Hotel Valley Ho resort and spa is a short walk from Downtown Scottsdale, a city that forms part of the Phoenix metropolitan area – known as the Valley of the Sun.
The hotel was first opened in 1956, in a two-storey complex designed by Varney, by owners Robert and Evelyn Foehl.
"In the years prior to opening the hotel, and in keeping with a summertime tradition of leaving the hot Arizona summer, the Foehls managed Lake Arrowhead resort in Southern California, where they befriended many celebrities," said a statement from the hotel. "Their gracious hospitality, coupled with their California visits, created the Hollywood connection at Hotel Valley Ho that still exists today."
By the 1990s, the glamorous reputation had faded and the resort was eventually put up for auction. The highest bidders planned to demolish the property, so it was sold to second-in-line Westroc Hospitality, which promised to return it to its former glory.
The complex then underwent a major renovation, headed by Scottsdale-based Allen + Philp Architects. During the overhaul, some the building's signature earth-toned concrete panels and columns – which combine the modularity of modernism with motifs typical of the American Southwest – were recast and replaced.

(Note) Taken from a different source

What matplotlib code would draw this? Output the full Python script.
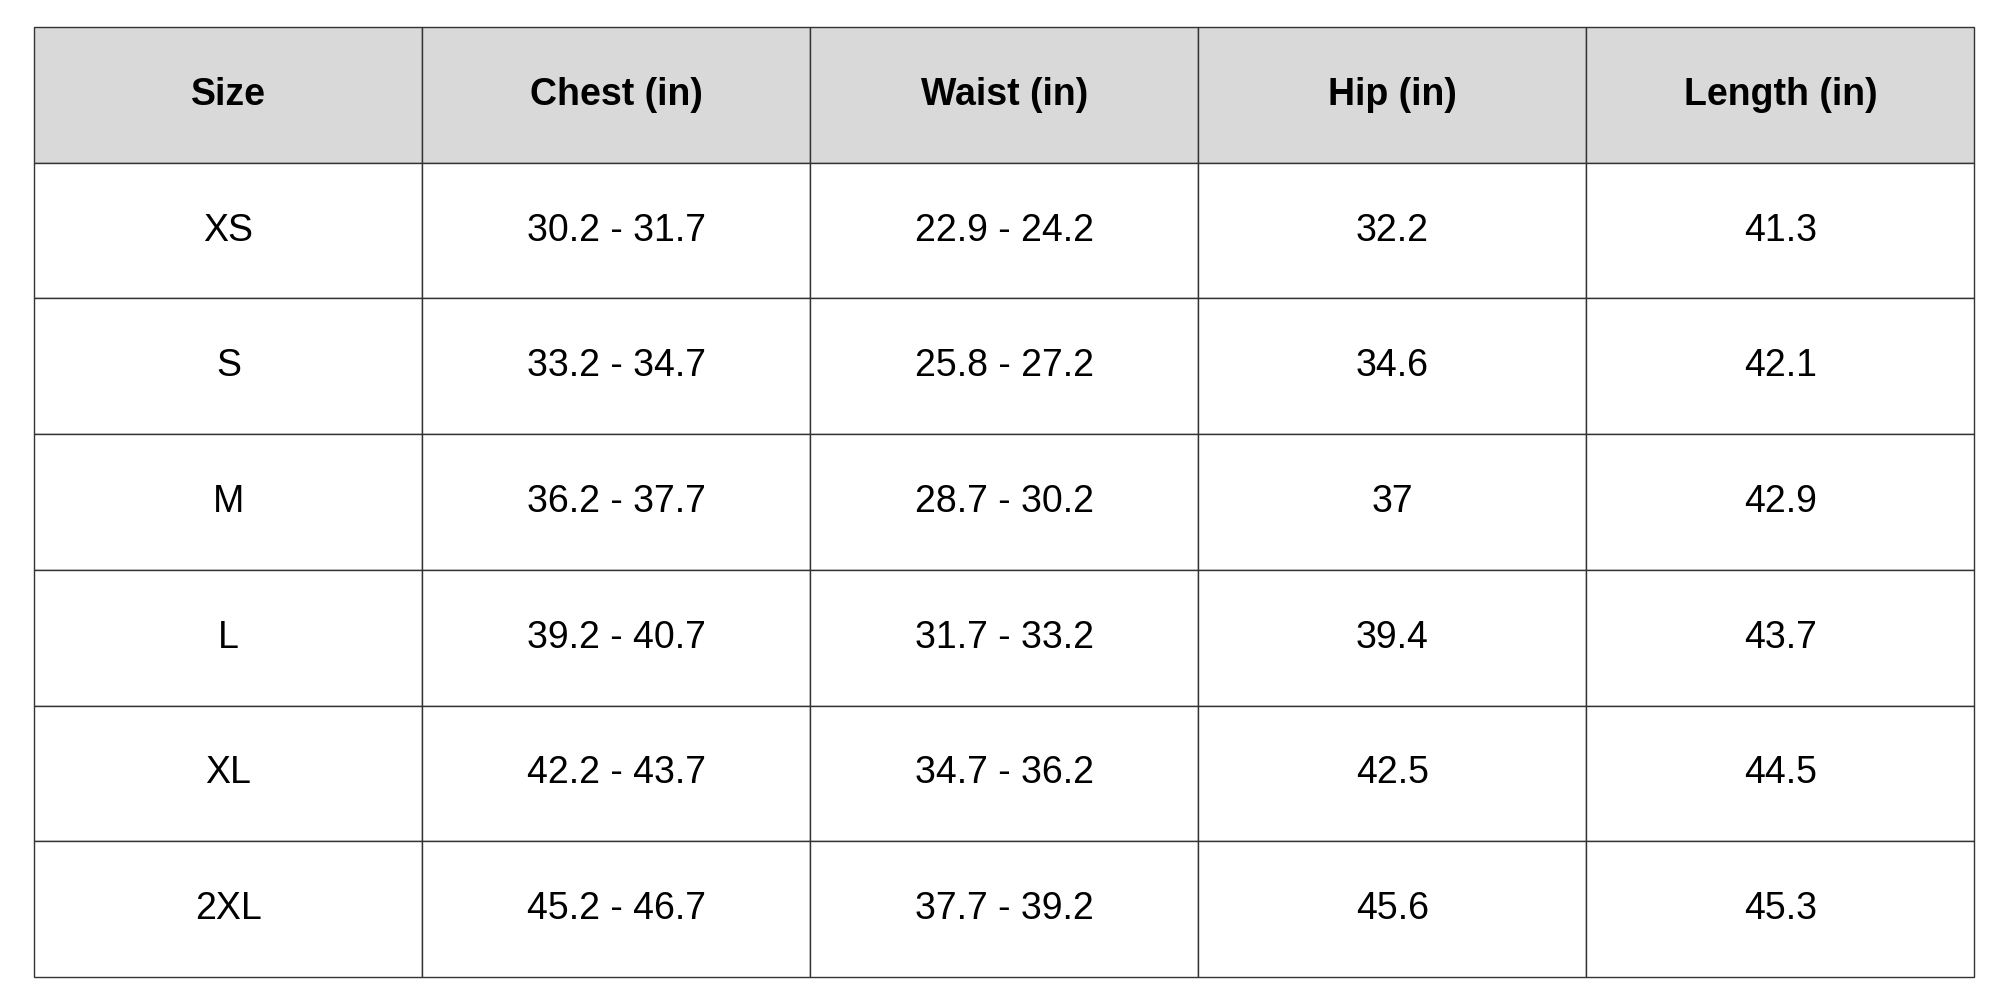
import matplotlib.pyplot as plt

# Table data
columns = ['Size', 'Chest (in)', 'Waist (in)', 'Hip (in)', 'Length (in)']
sizes = ['XS', 'S', 'M', 'L', 'XL', '2XL']
chest = ['30.2 - 31.7', '33.2 - 34.7', '36.2 - 37.7', '39.2 - 40.7', '42.2 - 43.7', '45.2 - 46.7']
waist = ['22.9 - 24.2', '25.8 - 27.2', '28.7 - 30.2', '31.7 - 33.2', '34.7 - 36.2', '37.7 - 39.2']
hip = ['32.2', '34.6', '37', '39.4', '42.5', '45.6']
length = ['41.3', '42.1', '42.9', '43.7', '44.5', '45.3']

rows = [list(r) for r in zip(sizes, chest, waist, hip, length)]

plt.rcParams['font.family'] = ['Liberation Sans', 'DejaVu Sans']
fig = plt.figure(figsize=(20, 10), dpi=100)
ax = fig.add_axes([0, 0, 1, 1])
ax.axis('off')

tbl = ax.table(cellText=rows, colLabels=columns, cellLoc='center',
               bbox=[0.0172, 0.023, 0.970, 0.950])
tbl.auto_set_font_size(False)
for (r, c), cell in tbl.get_celld().items():
    cell.set_edgecolor('#333333')
    cell.set_linewidth(1.0)
    cell.get_text().set_fontsize(27)
    if r == 0:
        cell.set_facecolor('#d9d9d9')
        cell.get_text().set_fontweight('bold')
    else:
        cell.set_facecolor('white')

fig.savefig('out.png', dpi=100)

Guest rooms of various layouts and sizes were also redesigned, before the hotel reopened in 2005.
Expansion plans also involved building a tower over the main entrance to provide 50 more rooms and suites.
Planning consent for this had already been approved as part of the original design, and Varney had already built foundations and lift-shaft bases to accommodate a high-rise, so a seven-storey block was added in 2008.
Known as The Tower, the block contains several two-storey suites with views of Downtown Scottsdale or nearby Camelback Mountain.
More recently, the interiors of the hotel's 241 rooms and suites were renovated by local designer Anissa Mendil – who spent part of her education at nearby Taliesin West, home to the architecture school founded by Frank Lloyd Wright.
Mendil, a director at architecture and interiors firm 3rd Story, aimed to retain the mid-century atmosphere but mix older styles with contemporary furniture.
In the suites, glossy yellow was chosen for kitchen cabinets and other storage units. Wood panelling, terrazzo floors and exposed concrete run throughout, with levels connected by open-riser stairs with glass balustrades.
Other guest rooms feature colourful upholstery and patterned carpets, with some including freestanding tubs in the middle. Furniture including sofas from B&B Italia and lounge chairs from Knoll was reupholstered in similarly bold tones.
The renovation of mid-century hotels and motels has become a major trend across the US over the past few years. Run-down buildings from New York's Catskill mountains to California's Malibu beach have been overhauled to provide high-end accommodation.